## Problem details
With pictures left out, retype the lines from the start of the records through the one that contains "1600000, 1800000, 2000000]".

++++ Extracted material

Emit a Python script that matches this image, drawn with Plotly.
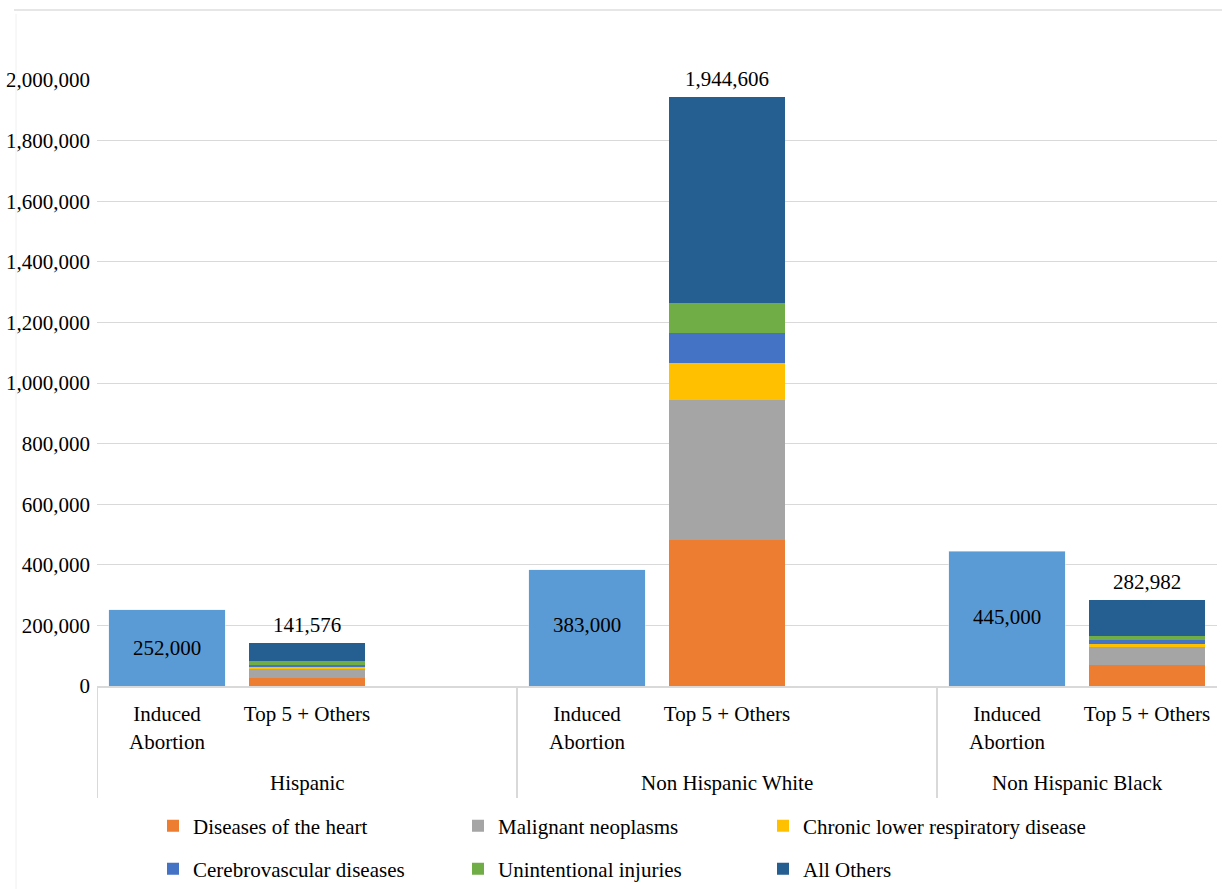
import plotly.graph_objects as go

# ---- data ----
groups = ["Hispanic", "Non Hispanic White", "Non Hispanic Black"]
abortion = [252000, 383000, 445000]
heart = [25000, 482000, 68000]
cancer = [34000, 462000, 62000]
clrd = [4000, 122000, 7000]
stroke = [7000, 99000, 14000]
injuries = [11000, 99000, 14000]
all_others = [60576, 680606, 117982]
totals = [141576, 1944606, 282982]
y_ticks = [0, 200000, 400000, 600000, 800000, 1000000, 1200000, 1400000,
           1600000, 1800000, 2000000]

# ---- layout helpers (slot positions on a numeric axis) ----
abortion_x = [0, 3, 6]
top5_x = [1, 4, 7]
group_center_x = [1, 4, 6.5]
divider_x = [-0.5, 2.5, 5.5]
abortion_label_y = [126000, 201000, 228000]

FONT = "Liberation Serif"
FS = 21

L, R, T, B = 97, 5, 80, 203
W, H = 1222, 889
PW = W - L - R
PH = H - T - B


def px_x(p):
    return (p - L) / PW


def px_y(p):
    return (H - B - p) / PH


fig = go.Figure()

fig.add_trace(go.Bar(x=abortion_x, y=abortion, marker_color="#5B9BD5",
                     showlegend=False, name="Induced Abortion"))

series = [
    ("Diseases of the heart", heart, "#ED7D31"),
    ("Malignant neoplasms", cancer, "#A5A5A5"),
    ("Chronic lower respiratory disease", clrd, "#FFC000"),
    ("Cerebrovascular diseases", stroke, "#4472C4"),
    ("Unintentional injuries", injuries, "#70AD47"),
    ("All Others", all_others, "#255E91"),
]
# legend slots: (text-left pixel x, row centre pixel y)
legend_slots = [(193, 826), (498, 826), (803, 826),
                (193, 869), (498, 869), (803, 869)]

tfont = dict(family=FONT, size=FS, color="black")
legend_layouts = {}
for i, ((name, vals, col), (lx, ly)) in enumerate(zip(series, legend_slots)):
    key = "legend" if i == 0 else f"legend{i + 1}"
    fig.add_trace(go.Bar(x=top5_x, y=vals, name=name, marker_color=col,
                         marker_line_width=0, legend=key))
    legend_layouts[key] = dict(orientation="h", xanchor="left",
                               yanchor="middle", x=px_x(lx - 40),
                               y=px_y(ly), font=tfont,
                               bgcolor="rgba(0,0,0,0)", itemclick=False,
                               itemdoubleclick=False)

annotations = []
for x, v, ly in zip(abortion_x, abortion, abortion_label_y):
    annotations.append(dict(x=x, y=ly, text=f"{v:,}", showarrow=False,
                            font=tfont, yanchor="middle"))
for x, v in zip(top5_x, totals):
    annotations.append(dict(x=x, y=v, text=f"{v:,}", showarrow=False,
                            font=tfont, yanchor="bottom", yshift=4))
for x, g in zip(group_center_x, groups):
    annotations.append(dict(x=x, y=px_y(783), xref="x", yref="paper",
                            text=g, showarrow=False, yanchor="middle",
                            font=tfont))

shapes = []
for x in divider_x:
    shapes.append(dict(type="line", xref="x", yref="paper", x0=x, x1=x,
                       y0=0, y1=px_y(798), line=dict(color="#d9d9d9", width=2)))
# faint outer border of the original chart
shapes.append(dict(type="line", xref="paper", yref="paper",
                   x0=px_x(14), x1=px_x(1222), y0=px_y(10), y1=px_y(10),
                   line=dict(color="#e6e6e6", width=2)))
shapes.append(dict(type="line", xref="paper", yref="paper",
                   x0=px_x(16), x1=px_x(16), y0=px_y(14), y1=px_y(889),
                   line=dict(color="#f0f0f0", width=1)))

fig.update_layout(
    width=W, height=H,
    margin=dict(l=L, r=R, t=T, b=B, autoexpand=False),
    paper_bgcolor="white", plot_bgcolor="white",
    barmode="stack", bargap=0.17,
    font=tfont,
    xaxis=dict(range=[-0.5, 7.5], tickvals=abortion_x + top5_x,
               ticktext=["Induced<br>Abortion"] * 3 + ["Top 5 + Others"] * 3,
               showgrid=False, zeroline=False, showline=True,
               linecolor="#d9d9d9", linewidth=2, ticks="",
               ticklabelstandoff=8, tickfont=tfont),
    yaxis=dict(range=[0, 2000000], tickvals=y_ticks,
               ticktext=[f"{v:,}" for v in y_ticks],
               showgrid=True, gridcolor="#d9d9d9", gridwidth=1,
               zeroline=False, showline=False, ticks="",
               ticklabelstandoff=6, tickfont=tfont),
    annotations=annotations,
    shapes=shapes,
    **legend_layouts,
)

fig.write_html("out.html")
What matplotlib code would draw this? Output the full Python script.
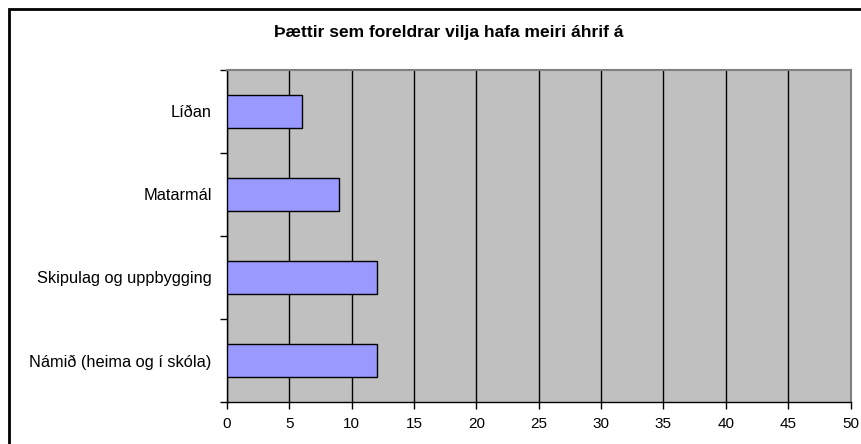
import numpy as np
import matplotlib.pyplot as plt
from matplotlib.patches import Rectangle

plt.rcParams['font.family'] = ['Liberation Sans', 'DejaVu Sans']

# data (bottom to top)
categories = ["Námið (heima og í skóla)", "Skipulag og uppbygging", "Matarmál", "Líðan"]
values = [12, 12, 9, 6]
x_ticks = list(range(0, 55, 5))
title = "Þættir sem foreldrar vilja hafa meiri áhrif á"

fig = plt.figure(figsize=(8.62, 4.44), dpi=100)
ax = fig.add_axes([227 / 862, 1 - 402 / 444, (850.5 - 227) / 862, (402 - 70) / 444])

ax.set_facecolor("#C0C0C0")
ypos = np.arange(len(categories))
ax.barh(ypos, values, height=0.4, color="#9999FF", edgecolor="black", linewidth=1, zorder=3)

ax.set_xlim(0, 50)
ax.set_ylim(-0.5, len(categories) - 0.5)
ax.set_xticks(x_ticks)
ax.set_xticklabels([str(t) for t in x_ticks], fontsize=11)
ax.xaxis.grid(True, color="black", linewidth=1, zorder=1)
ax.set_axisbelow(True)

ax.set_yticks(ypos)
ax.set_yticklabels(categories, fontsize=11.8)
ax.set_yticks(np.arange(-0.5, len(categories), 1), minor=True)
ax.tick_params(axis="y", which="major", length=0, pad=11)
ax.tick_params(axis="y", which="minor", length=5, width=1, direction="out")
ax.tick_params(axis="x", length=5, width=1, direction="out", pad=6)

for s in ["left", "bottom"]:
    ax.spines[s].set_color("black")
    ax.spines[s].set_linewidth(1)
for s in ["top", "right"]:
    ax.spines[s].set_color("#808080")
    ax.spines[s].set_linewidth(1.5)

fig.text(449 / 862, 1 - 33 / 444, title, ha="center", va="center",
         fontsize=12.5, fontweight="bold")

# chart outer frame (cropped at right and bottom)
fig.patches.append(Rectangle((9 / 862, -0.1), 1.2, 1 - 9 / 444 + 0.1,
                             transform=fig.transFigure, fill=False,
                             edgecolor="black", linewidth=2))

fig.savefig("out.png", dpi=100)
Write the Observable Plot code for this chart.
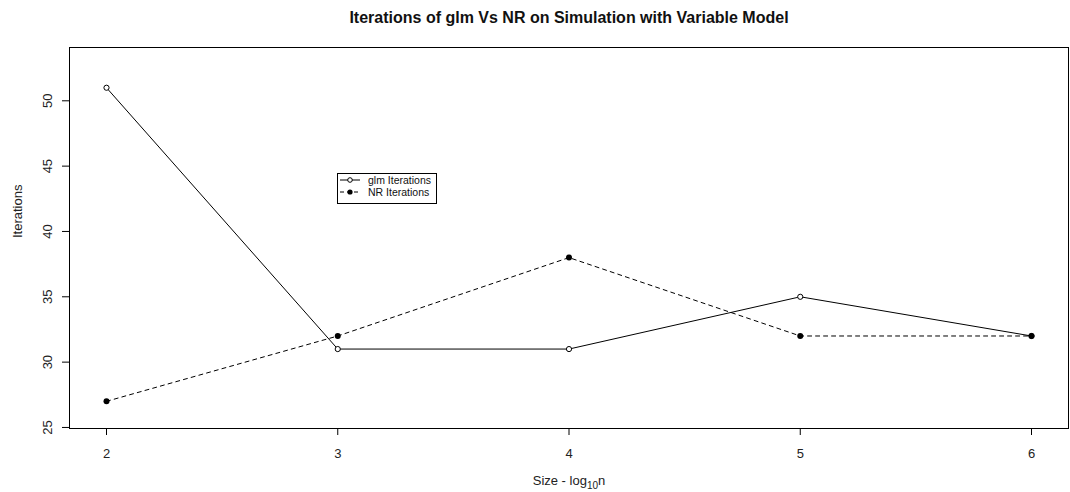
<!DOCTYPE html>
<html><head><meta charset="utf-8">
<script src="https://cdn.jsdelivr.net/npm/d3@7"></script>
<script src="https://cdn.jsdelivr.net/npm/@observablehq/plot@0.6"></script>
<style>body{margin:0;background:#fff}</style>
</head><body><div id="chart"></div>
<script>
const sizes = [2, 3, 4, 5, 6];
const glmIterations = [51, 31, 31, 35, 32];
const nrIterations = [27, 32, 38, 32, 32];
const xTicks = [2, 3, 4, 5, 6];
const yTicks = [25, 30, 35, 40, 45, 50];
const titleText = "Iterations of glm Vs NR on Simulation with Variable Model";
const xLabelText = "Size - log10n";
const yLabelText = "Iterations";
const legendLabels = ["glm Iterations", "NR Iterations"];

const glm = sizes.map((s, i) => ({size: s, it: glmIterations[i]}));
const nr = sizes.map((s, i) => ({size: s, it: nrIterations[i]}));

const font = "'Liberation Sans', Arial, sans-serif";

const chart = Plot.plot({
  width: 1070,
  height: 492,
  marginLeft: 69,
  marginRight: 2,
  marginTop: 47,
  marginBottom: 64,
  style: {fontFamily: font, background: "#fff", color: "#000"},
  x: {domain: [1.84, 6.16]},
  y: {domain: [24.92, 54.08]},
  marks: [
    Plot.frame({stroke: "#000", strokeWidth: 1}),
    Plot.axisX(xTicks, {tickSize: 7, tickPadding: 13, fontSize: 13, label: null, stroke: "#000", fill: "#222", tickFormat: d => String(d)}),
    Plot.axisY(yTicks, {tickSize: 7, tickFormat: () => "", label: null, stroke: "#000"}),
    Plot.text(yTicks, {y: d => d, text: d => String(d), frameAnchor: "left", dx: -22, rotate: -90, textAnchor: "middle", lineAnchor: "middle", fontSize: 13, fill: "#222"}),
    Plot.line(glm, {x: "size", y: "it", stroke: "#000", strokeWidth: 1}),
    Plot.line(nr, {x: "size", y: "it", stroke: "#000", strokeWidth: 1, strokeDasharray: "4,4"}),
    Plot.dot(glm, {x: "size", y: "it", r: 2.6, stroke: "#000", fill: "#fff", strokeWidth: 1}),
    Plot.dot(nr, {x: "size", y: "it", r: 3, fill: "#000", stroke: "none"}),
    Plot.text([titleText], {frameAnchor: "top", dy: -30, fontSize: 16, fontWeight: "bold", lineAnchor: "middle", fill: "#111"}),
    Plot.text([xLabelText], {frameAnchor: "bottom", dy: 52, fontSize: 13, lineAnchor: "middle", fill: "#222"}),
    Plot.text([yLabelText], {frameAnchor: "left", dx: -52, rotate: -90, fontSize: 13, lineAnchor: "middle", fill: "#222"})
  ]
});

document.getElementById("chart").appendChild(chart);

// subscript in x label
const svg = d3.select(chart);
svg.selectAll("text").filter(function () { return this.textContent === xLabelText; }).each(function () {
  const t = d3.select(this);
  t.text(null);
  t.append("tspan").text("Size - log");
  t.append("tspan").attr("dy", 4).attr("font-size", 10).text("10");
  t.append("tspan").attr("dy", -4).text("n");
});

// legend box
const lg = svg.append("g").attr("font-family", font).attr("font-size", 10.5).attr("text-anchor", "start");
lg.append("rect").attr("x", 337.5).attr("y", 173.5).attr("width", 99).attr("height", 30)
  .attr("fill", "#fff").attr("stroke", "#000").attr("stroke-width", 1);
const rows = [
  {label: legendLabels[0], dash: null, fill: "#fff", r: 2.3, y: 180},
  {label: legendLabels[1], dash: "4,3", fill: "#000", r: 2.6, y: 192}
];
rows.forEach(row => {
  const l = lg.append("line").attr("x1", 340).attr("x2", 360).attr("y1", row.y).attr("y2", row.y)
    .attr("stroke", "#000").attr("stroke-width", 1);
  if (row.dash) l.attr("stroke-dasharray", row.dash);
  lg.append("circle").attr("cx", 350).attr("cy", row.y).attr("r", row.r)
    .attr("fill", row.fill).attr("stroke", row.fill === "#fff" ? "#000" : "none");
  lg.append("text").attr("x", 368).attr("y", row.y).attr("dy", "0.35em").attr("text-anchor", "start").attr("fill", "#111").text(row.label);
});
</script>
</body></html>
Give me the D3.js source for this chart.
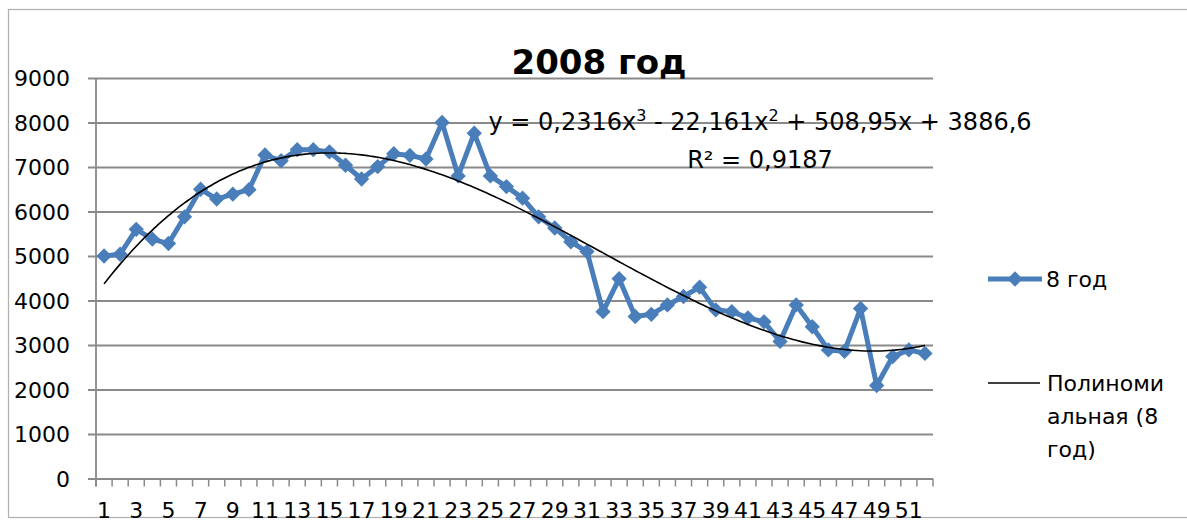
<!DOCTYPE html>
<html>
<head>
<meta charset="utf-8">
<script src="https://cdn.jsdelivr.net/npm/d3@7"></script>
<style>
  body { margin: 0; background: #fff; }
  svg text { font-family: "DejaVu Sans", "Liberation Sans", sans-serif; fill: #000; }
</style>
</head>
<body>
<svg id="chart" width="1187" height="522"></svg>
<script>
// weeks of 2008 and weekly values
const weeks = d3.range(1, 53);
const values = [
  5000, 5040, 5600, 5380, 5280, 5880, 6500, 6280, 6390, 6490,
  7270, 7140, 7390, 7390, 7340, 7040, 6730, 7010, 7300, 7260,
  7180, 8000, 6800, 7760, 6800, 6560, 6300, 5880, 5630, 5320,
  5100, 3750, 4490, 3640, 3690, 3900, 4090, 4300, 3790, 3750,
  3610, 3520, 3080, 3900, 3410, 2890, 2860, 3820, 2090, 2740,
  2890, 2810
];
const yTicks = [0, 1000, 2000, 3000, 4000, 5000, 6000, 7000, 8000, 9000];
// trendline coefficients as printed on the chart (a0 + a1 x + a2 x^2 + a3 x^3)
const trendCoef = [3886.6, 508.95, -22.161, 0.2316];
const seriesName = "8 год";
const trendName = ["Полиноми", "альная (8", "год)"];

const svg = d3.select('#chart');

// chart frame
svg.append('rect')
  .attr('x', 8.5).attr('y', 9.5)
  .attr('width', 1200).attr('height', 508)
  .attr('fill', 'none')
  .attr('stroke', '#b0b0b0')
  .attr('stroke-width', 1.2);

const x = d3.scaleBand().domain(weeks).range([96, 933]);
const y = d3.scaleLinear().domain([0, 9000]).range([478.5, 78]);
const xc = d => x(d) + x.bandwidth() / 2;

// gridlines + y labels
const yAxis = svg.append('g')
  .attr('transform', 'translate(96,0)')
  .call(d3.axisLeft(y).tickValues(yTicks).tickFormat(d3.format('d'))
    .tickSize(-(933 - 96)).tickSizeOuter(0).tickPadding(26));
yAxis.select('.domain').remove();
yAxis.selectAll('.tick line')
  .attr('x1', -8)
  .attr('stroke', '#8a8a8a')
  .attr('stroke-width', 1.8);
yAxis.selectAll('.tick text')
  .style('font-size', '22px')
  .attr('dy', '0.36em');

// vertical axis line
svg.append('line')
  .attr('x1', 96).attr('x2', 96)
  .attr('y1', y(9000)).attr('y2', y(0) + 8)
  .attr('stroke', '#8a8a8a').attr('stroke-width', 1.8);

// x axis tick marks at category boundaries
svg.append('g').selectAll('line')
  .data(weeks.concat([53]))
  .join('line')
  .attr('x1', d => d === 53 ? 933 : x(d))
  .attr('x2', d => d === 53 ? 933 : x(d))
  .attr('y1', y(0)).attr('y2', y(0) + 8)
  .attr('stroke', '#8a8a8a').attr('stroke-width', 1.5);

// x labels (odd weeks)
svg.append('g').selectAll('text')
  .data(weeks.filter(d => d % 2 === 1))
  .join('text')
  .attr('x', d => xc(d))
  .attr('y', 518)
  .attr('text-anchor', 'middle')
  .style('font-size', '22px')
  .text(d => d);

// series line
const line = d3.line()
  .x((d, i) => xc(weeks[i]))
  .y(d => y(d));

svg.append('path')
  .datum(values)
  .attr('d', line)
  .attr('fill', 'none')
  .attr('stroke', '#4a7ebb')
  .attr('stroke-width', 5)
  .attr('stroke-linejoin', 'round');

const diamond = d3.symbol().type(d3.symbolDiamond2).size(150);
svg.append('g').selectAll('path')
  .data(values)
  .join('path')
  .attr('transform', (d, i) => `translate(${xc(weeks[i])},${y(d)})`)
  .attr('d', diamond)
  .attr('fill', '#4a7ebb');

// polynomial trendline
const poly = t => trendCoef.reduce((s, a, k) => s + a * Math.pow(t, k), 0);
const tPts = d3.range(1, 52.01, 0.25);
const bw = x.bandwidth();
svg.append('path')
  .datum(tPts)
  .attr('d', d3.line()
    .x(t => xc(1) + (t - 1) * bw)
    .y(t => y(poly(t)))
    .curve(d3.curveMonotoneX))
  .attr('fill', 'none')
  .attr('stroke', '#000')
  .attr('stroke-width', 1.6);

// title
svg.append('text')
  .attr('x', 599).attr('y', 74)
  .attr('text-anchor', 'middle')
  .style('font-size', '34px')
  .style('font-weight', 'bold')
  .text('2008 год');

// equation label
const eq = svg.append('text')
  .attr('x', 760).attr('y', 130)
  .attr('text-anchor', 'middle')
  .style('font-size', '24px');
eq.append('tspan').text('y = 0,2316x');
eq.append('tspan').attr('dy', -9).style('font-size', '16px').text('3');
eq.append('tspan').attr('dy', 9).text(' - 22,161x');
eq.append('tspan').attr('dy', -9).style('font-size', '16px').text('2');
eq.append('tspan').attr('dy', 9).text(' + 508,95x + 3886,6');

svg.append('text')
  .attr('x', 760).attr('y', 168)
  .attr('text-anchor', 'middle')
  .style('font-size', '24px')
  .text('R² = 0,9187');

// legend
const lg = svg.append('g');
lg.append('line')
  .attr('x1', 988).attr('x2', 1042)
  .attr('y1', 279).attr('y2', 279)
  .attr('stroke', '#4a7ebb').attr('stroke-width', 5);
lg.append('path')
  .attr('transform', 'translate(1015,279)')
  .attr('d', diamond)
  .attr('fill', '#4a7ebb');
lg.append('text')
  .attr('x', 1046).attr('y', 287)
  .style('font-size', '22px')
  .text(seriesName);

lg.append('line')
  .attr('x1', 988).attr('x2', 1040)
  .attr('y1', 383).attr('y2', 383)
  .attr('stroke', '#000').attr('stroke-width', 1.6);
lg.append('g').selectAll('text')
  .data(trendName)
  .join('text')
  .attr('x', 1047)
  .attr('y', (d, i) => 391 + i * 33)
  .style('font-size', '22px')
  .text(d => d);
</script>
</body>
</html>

++++++++

## Output of the exercise
Emit a Python script that matches this image, drawn with Plotly.
import plotly.graph_objects as go

# ---- data ----
groups = ["Hispanic", "Non Hispanic White", "Non Hispanic Black"]
abortion = [252000, 383000, 445000]
heart = [25000, 482000, 68000]
cancer = [34000, 462000, 62000]
clrd = [4000, 122000, 7000]
stroke = [7000, 99000, 14000]
injuries = [11000, 99000, 14000]
all_others = [60576, 680606, 117982]
totals = [141576, 1944606, 282982]
y_ticks = [0, 200000, 400000, 600000, 800000, 1000000, 1200000, 1400000,
           1600000, 1800000, 2000000]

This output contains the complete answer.